Pharmaceutical scientist Dr Mehra Haghi hopes to develop a platform that will allow a range of drugs to be delivered by inhalation. They include antibiotics used to treat tuberculosis and anti-inflammatory drugs for asthma and chronic obstructive pulmonary disease (COPD).

Many respiratory treatments are injected or taken as pills because we have not been able to formulate them as suitable inhalable products, says Dr Haghi, a lecturer in the Graduate School of Health at the University of Technology Sydney (UTS).

“Formulating treatment for inhalation is more challenging because the formulated micro-particles need to be the right size to travel all the way down to the lung without causing sensitivity,” she says.

Dr Haghi has just embarked on a prestigious Humboldt Research Fellowship in Germany where she will spend four months exploring a unique testing model.

Typically, new drugs are tested on commercially produced cell lines but Dr Haghi has arranged to isolate cells from respiratory patients. “It’s unique because we can test on cells that have the pathological characteristics of the patient,” she says.

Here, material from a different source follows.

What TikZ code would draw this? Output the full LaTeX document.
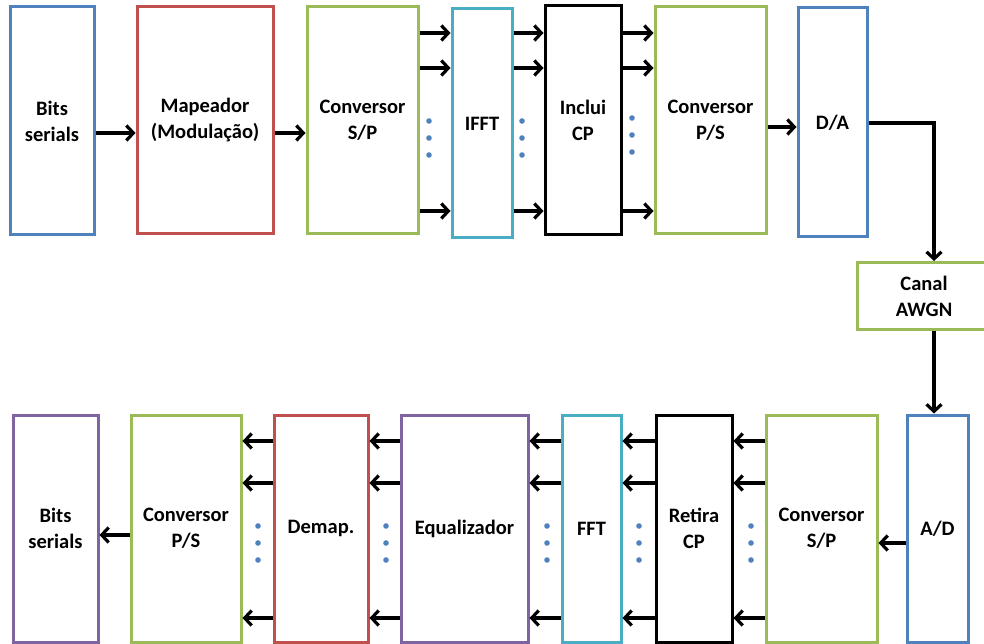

“No research has been done previously that studies at cellular level what happens to respiratory formulations after inhalation by the patient.”

Dr Haghi isolates several types of lung cells from patients, culturing them separately, then combining them, in the same order and ratio they grow in the lung, to create a 3D model. “It’s the closest thing we can get in the laboratory to replicating the condition we are treating,” she says.

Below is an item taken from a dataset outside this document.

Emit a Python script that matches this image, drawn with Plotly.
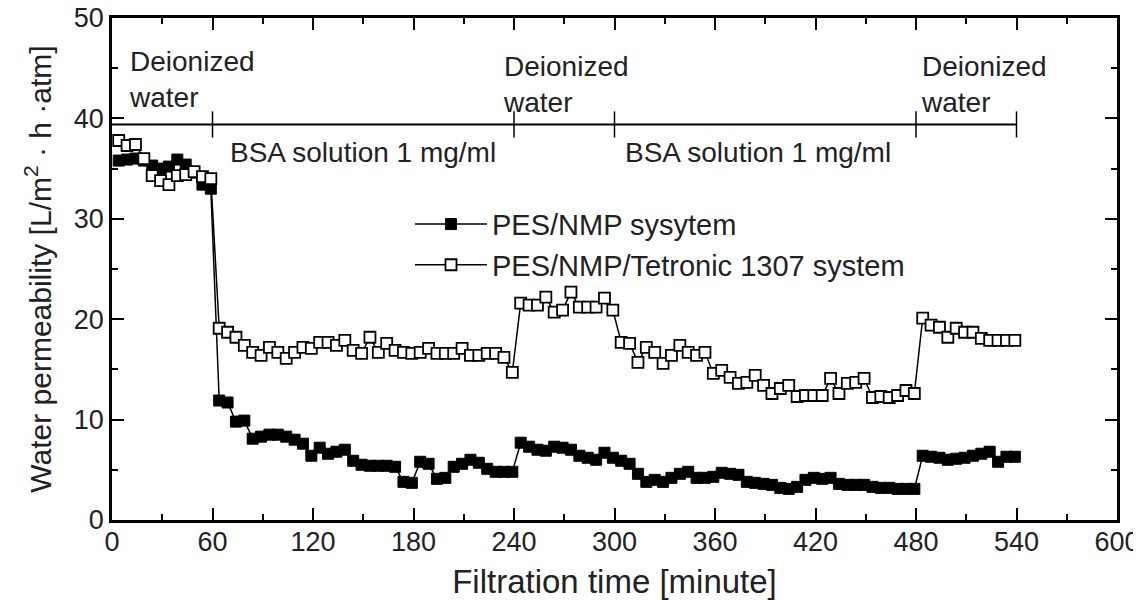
import plotly.graph_objects as go

# Filtration time [minute] – one reading every 5 minutes
time_min = list(range(4, 540, 5))

# PES/NMP system (filled squares)
pes_nmp = [
    # deionized water 0-60
    35.8, 35.9, 36.0, 35.8, 35.3, 35.0, 35.2, 35.9, 35.4, 34.6, 33.4, 33.0,
    # BSA 60-240
    11.9, 11.7, 9.8, 9.9, 8.1, 8.3, 8.5, 8.5, 8.3, 8.0, 7.6, 6.4,
    7.2, 6.6, 6.8, 7.0, 5.9, 5.5, 5.4, 5.4, 5.4, 5.3, 3.8, 3.7,
    5.8, 5.6, 4.1, 4.2, 5.3, 5.6, 6.0, 5.7, 5.1, 4.8, 4.8, 4.8,
    # deionized water 240-300
    7.7, 7.3, 7.0, 6.9, 7.3, 7.2, 7.0, 6.4, 6.2, 6.0, 6.7, 6.2,
    # BSA 300-480
    5.9, 5.6, 4.6, 3.8, 4.0, 3.8, 4.2, 4.6, 4.8, 4.2, 4.2, 4.3,
    4.7, 4.6, 4.5, 3.8, 3.7, 3.6, 3.5, 3.2, 3.1, 3.3, 4.0, 4.2,
    4.1, 4.2, 3.6, 3.5, 3.5, 3.5, 3.3, 3.2, 3.2, 3.1, 3.1, 3.1,
    # deionized water 480-540
    6.4, 6.3, 6.2, 6.0, 6.1, 6.2, 6.4, 6.6, 6.8, 5.8, 6.3, 6.3,
]

# PES/NMP/Tetronic 1307 system (open squares)
pes_tetronic = [
    37.8, 37.3, 37.4, 36.0, 34.3, 33.8, 33.4, 34.3, 34.4, 34.7, 34.2, 34.0,
    19.1, 18.7, 18.2, 17.4, 16.7, 16.4, 17.2, 16.7, 16.1, 16.7, 17.2, 17.1,
    17.7, 17.7, 17.4, 17.9, 16.9, 16.6, 18.2, 16.7, 17.6, 16.9, 16.7, 16.6,
    16.7, 17.1, 16.6, 16.6, 16.6, 17.1, 16.4, 16.4, 16.6, 16.6, 16.2, 14.7,
    21.6, 21.4, 21.4, 22.2, 20.7, 20.9, 22.7, 21.2, 21.2, 21.2, 22.1, 20.9,
    17.7, 17.6, 15.7, 17.2, 16.7, 15.6, 16.4, 17.4, 16.7, 16.4, 16.7, 14.6,
    14.9, 14.2, 13.6, 13.7, 14.4, 13.4, 12.6, 13.1, 13.4, 12.3, 12.4, 12.4,
    12.4, 14.1, 12.6, 13.6, 13.7, 14.1, 12.2, 12.3, 12.2, 12.4, 12.9, 12.6,
    20.1, 19.4, 19.2, 18.2, 19.1, 18.7, 18.7, 18.1, 17.9, 17.9, 17.9, 17.9,
]

# Phase bar
phase_bounds = [60, 240, 300, 480, 540]
phase_level = 39.4
phase_labels = ["Deionized<br>water", "BSA solution 1 mg/ml", "Deionized<br>water",
                "BSA solution 1 mg/ml", "Deionized<br>water"]
label_x = [9, 69, 232, 305, 482]
label_y = [43.9, 36.6, 43.4, 36.6, 43.4]

x_ticks = [0, 60, 120, 180, 240, 300, 360, 420, 480, 540, 600]
y_ticks = [0, 10, 20, 30, 40, 50]

FONT = "Liberation Sans, Arial, Helvetica, sans-serif"

fig = go.Figure()
fig.add_trace(go.Scatter(
    x=time_min, y=pes_nmp, mode="lines+markers", name="PES/NMP sysytem",
    line=dict(color="black", width=1.5),
    marker=dict(symbol="square", size=11, color="black", line=dict(color="black", width=1)),
))
fig.add_trace(go.Scatter(
    x=time_min, y=pes_tetronic, mode="lines+markers", name="PES/NMP/Tetronic 1307 system",
    line=dict(color="black", width=1.5),
    marker=dict(symbol="square", size=11, color="white", line=dict(color="black", width=1.8)),
))

# phase bar line and its ticks
fig.add_shape(type="line", xref="x", yref="y", x0=0, x1=phase_bounds[-1],
              y0=phase_level, y1=phase_level, line=dict(color="black", width=2))
for b in phase_bounds:
    fig.add_shape(type="line", xref="x", yref="y", x0=b, x1=b,
                  y0=phase_level - 1.3, y1=phase_level + 1.3, line=dict(color="black", width=1.5))

for txt, lx, ly in zip(phase_labels, label_x, label_y):
    fig.add_annotation(x=lx, y=ly, xref="x", yref="y", text=txt, showarrow=False,
                       xanchor="left", yanchor="middle", align="left",
                       font=dict(family=FONT, size=28, color="#222"))

axis_common = dict(showline=True, linecolor="black", linewidth=2.5, mirror="ticks",
                   ticks="inside", ticklen=12, tickwidth=2, tickcolor="black",
                   showgrid=False, zeroline=False, automargin=False,
                   ticklabeloverflow="allow",
                   tickfont=dict(family=FONT, size=27, color="#222"))

fig.update_xaxes(range=[0, 600], tickvals=x_ticks, ticklabelstandoff=-4,
                 minor=dict(dtick=30, tick0=0, ticks="inside", ticklen=6, tickwidth=2,
                            tickcolor="black", showgrid=False),
                 title=dict(text="Filtration time [minute]", font=dict(family=FONT, size=33, color="#222")),
                 **axis_common)
fig.update_yaxes(range=[0, 50], tickvals=y_ticks,
                 minor=dict(dtick=5, tick0=0, ticks="inside", ticklen=6, tickwidth=2,
                            tickcolor="black", showgrid=False),
                 title=dict(text="Water permeability [L/m<sup>2</sup> · h ·atm]",
                            font=dict(family=FONT, size=30, color="#222"), standoff=14),
                 **axis_common)

# the page body adds an 8 px offset, so margins are reduced accordingly
fig.update_layout(
    width=1133, height=592,
    margin=dict(l=104, r=24, t=10, b=80),
    plot_bgcolor="white", paper_bgcolor="white",
    showlegend=True,
    legend=dict(x=0.2965, y=0.64, xanchor="left", yanchor="top",
                bgcolor="rgba(0,0,0,0)", borderwidth=0,
                font=dict(family=FONT, size=29, color="#222"),
                itemwidth=72, tracegroupgap=0),
)

fig.write_html("out.html")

Her work could potentially lead to new and more effective treatment for chronic obstructive pulmonary disease (COPD) and asthma.

“The main treatment for asthma is inhaled steroids, and that hasn’t really changed for the past 50 years or so,” says Associate Professor Greg King, a respiratory physician at Royal North Shore Hospital and clinician researcher at the Woolcock Institute of Medical Research.

In collaboration with the Woolcock Institute, Dr Haghi has developed an inhalable version of the asthma drug theophylline which is now taken orally but it can have problematic side effects.

Dr King says that while modern asthma treatments are safe and effective for most patients, it is remarkably common for them to be ineffective in people with severe asthma.

He estimates that 15 to 20 per cent of asthmatics experience steroid insensitivity, making treatment difficult. “In respiratory disease treatment, the preference is always to give an inhaler because that bypasses all the systemic side effects,” he says.

“But there are a lot of challenges to get a preparation you can successfully put it into a puffer.  You have to be able to prove it’s safe to inhale, as concentrating a formula straight onto lung tissue could irritate or damage the tissue.”

In another project, Dr Haghi has developed a stable, high-performance aerosol version of the drug tranexamic acid, which is used to reduce bleeding in surgery and after birth, and as an oral treatment for heavy menstrual bleeding.

“Coughing blood is a significant symptom that needs to be investigated but once you find a cause, the management is relatively limited,” says Dr King. “An inhalable form of tranexamic acid to stop bleeding in the lung would make a real difference to patients.”